Этот эпизод использует весь арсенал кинематографического оружия: быстрые монтажные перебивки, функциональное использование окружающей обстановки как части действия, возвращения в прошлое, крупные планы для увеличения эмоциональной нагрузки и соединения различных нитей действия. Система событий не выдерживает строгой критической проверки, но тем не менее она производит определенное впечатление благодаря быстрому темпу и новизне. Использование психоанализа в качестве системы причинности окупилось сторицей. Но как автору поддержать действие после этого исчерпывающего открытия? Развитие действия держалось на стремлении открыть запертые двери памяти пациента. Теперь двери открылись.
Мы уже отмечали, что Хект склонен разрешать все затруднения внезапным переключением интереса. В случае символических дверей и бритвы этот прием приводил к желательным результатам. Но теперь идет о всем построении фильма, и никакой трюк не может спасти положения. После излечения Дж. Б. от амнезии происходит любовная сцена, которая окончательно исчерпывает действие. Она напоминает пародию на традиционное затемнение. Дж. Б. говорит Констанции, что она будет «чудесно выглядеть в белом, с флер-д'оранжем в волосах». Она отвечает: «Мне послышался какой-то намек на брачную церемонию». Казалось бы, что фильм должен кончиться здесь. Но он не может кончиться. Исчерпав свою изобретательность в обязательной сцене, сценарист обнаруживает, что он не может уйти от закона построения действия, требующего единства в свете кульминации. Могут спросить: почему бы не назвать открытие, сделанное на лыжне, кульминацией, — и дело с концом? Но это сделало бы действие расплывчатым, придав слишком большой вес проблеме психоанализа. Автор не хочет, чтобы мы придавали слишком большое значение комплексу вины Дж. Б. Это скорее предлог, чем мотивировка. Если бы фильм кончился на осознании Дж. Б. того факта, что причина мучивших его страхов — воспоминание о нечаянном убийстве брата, — это впечатление оттеснило бы на второй план впечатление, которое создается любовной интригой.

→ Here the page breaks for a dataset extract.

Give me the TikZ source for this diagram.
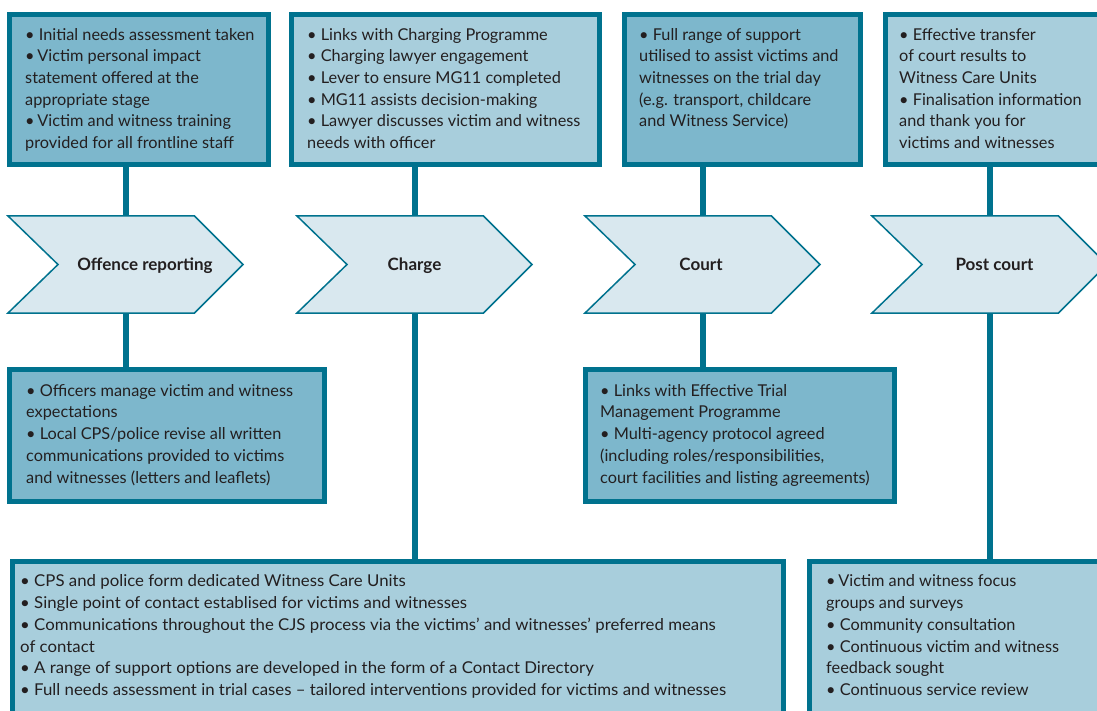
\documentclass[tikz,border=0pt]{standalone}
\usepackage{fontspec}
\setmainfont{Lato}
\newfontfamily\widefont[FakeStretch=1.03]{Lato}
\usetikzlibrary{backgrounds,calc}

\definecolor{teal}{RGB}{0,114,142}
\definecolor{darkfill}{RGB}{125,183,204}
\definecolor{lightfill}{RGB}{168,206,220}
\definecolor{chevfill}{RGB}{217,232,239}
\definecolor{ink}{RGB}{35,31,32}

\newcommand\bodyfont{\fontsize{16.3}{21.7}\selectfont}
\newcommand\widebody{\widefont\fontsize{16.3}{21.7}\selectfont}
\newcommand\lineTop{\rule{0pt}{13pt}}
% chevron outline drawn round an invisible rectangle node
\newcommand\chevshape[1]{%
  \filldraw[chevline] (#1.north west) -- ($(#1.north east)+(-48.5,0)$)
    -- (#1.east) -- ($(#1.south east)+(-48.5,0)$) -- (#1.south west)
    -- ($(#1.west)+(50,0)$) -- cycle;}

\begin{document}
\begin{tikzpicture}[x=1pt,y=-1pt,
  box/.style={draw=teal, line width=5pt, outer sep=0pt, inner sep=0pt, anchor=north west},
  darkbox/.style={box, fill=darkfill},
  lightbox/.style={box, fill=lightfill},
  txt/.style={anchor=north west, inner sep=0pt, align=left, font=\bodyfont, text=ink},
  widetxt/.style={txt, font=\widebody},
  chev/.style={minimum width=235pt, minimum height=97pt, inner sep=0pt, outer sep=0pt},
  chevline/.style={draw=teal, fill=chevfill, line width=1.5pt, line join=miter},
  chevlabel/.style={anchor=base, inner sep=0pt, font=\fontsize{17}{20}\selectfont\bfseries, text=ink},
  conn/.style={draw=teal, line width=6pt}]
\useasboundingbox (0,0) rectangle (1097,711);
\clip (0,0) rectangle (1097,711);

% boxes above the chevrons
\node[darkbox, minimum width=259pt, minimum height=150pt] (b1) at (9.5,14.5) {};
\node[lightbox, minimum width=308pt, minimum height=150pt] (b2) at (291.5,14.5) {};
\node[darkbox, minimum width=236pt, minimum height=150pt] (b3) at (624.5,14.5) {};
\node[lightbox, minimum width=240pt, minimum height=150pt] (b4) at (885.5,14.5) {};

% boxes below the chevrons
\node[darkbox, minimum width=315pt, minimum height=132pt] (b5) at (9.5,369.5) {};
\node[darkbox, minimum width=309pt, minimum height=132pt] (b6) at (585.5,369.5) {};
\node[lightbox, minimum width=771pt, minimum height=180pt] (b7) at (12.5,561.5) {};
\node[lightbox, minimum width=300pt, minimum height=180pt] (b8) at (809.5,561.5) {};

% stage chevrons
\node[chev] (ch1) at (125.5,264.5) {};
\node[chev] (ch2) at (414.5,264.5) {};
\node[chev] (ch3) at (702.5,264.5) {};
\node[chev] (ch4) at (989.5,264.5) {};

\begin{scope}[on background layer]
  \draw[conn] (ch1.north) -- (ch1.north |- b1.south);
  \draw[conn] (ch1.south) -- (ch1.south |- b5.north);
  \draw[conn] (ch2.north) -- (ch2.north |- b2.south);
  \draw[conn] (ch2.south) -- (ch2.south |- b7.north);
  \draw[conn] (ch3.north) -- (ch3.north |- b3.south);
  \draw[conn] (ch3.south) -- (ch3.south |- b6.north);
  \draw[conn] (ch4.north) -- (ch4.north |- b4.south);
  \draw[conn] (ch4.south) -- (ch4.south |- b8.north);
  \chevshape{ch1}
  \chevshape{ch2}
  \chevshape{ch3}
  \chevshape{ch4}
\end{scope}

\node[chevlabel] (l1) at (145,270.5) {Offence reporting};
\node[chevlabel] (l2) at (414.5,270.5) {Charge};
\node[chevlabel] (l3) at (701,270.5) {Court};
\node[chevlabel] (l4) at (994.5,270.5) {Post court};

% box texts
\node[txt] (t1) at (25,27) {\lineTop• Initial needs assessment taken\\
•\,Victim personal impact\\
statement offered at the\\
appropriate stage\\
•\,Victim and witness training\\
provided for all frontline staff};

\node[txt] (t2) at (307,27) {\lineTop• Links with Charging Programme\\
• Charging lawyer engagement\\
• Lever to ensure MG11 completed\\
• MG11 assists decision-making\\
• Lawyer discusses victim and witness\\
needs with officer};

\node[txt] (t3) at (639,27) {\lineTop• Full range of support\\
utilised to assist victims and\\
witnesses on the trial day\\
(e.g. transport, childcare\\
and Witness Service)};

\node[txt] (t4) at (899,27) {\lineTop• Effective transfer\\
of court results to\\
Witness Care Units\\
• Finalisation information\\
and thank you for\\
victims and witnesses};

\node[txt] (t5) at (26,383) {\lineTop• Officers manage victim and witness\\
expectations\\
• Local CPS/police revise all written\\
communications provided to victims\\
and witnesses (letters and leaflets)};

\node[txt] (t6) at (600,383) {\lineTop• Links with Effective Trial\\
Management Programme\\
• Multi-agency protocol agreed\\
(including roles/responsibilities,\\
court facilities and listing agreements)};

\node[widetxt] (t7) at (20,573.7) {\lineTop• CPS and police form dedicated Witness Care Units\\
• Single point of contact establised for victims and witnesses\\
• Communications throughout the CJS process via the victims’ and witnesses’ preferred means\\
of contact\\
• A range of support options are developed in the form of a Contact Directory\\
• Full needs assessment in trial cases – tailored interventions provided for victims and witnesses};

\node[txt] (t8) at (826,573.7) {\lineTop•\,Victim and witness focus\\
groups and surveys\\
• Community consultation\\
• Continuous victim and witness\\
feedback sought\\
• Continuous service review};
\end{tikzpicture}
\end{document}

Поэтому необходимо продолжить интригу, найти какой-нибудь способ довести ее до кульминации.
В тот момент, когда влюбленные собираются поцеловаться, появляется сыщик. Дж. Б. подозревают в убийстве. Смерть доктора Эдвардса, когда он свалился с обрыва, вовсе не была случайной. Он был убит выстрелом в спину. Таким образом, впечатление, созданное с такой тщательностью на лыжне, оказывается ложным. Мы не видели всего происшедшего. Нас просят забыть о несчастном случае в детстве, который вызвал амнезию Дж. Б. Его значение смазывается, и начинается новое развитие интриги.
Мы вернемся к кульминации фильма «Завороженная» в следующей главе. Давайте сейчас рассмотрим противоположную тенденцию в построении сценария. Есть фильмы, строящиеся на значительной теме, но раскрывающие эту тему абстрактно, не воплощая ее в жизни и взаимоотношениях людей. В этих фильмах обязательная сцена обычно бывает слабой и все идейное содержание раскрывается в кульминации. Например, решение Золя принять участие в деле Дрейфуса, являющееся обязательной сценой фильма «Жизнь Эмиля Золя»,[108]
показано несколько отрывочно; оно не имеет прочной связи с великолепной кульминацией, когда над гробом Золя звучат слова Анатоля Франса: «Он был мгновением совести человечества!»В развитии действия этого фильма нет достаточной целеустремленности и глубины, чтобы можно было создать сильную обязательную сцену. Рассказ о тяжелой юности Золя и его пути к славе отличается скорее яркостью, чем глубиной; это ряд событий, не дающих истинного ключа к медленному созреванию его воли, к тем конфликтам и решениям, которые привели его к защите Дрейфуса. Такой подход отражает интеллектуальную атмосферу 1937 года, когда был создан этот фильм. Сценарий был написан в те годы, когда человеческая совесть была глубоко взволнована событиями в Испании и усилением фашизма в Европе и Азии. Но многие американцы не могли связать осознание этой опасности с их личными решениями и поступками. Гораздо легче было показать Золя мыслителем, взывающим к совести человечества, чем раскрывать сложный психологический процесс, который привел его к кульминационному решению.
В чаплиновском «Мсье Верду» цель, наделяющая кульминацию жизнью, намного перевешивает предшествующее развитие действия.
Как и в «Диктаторе», социальные убеждения Чаплина настолько глубоки, его потребность общения со зрителем столь велика, что речь в финале — это скорее речь самого художника, а не человека, которого он изображает. Ему приходится прибегать к прямому общению со зрителем, так как он не смог зрительно воплотить свой замысел.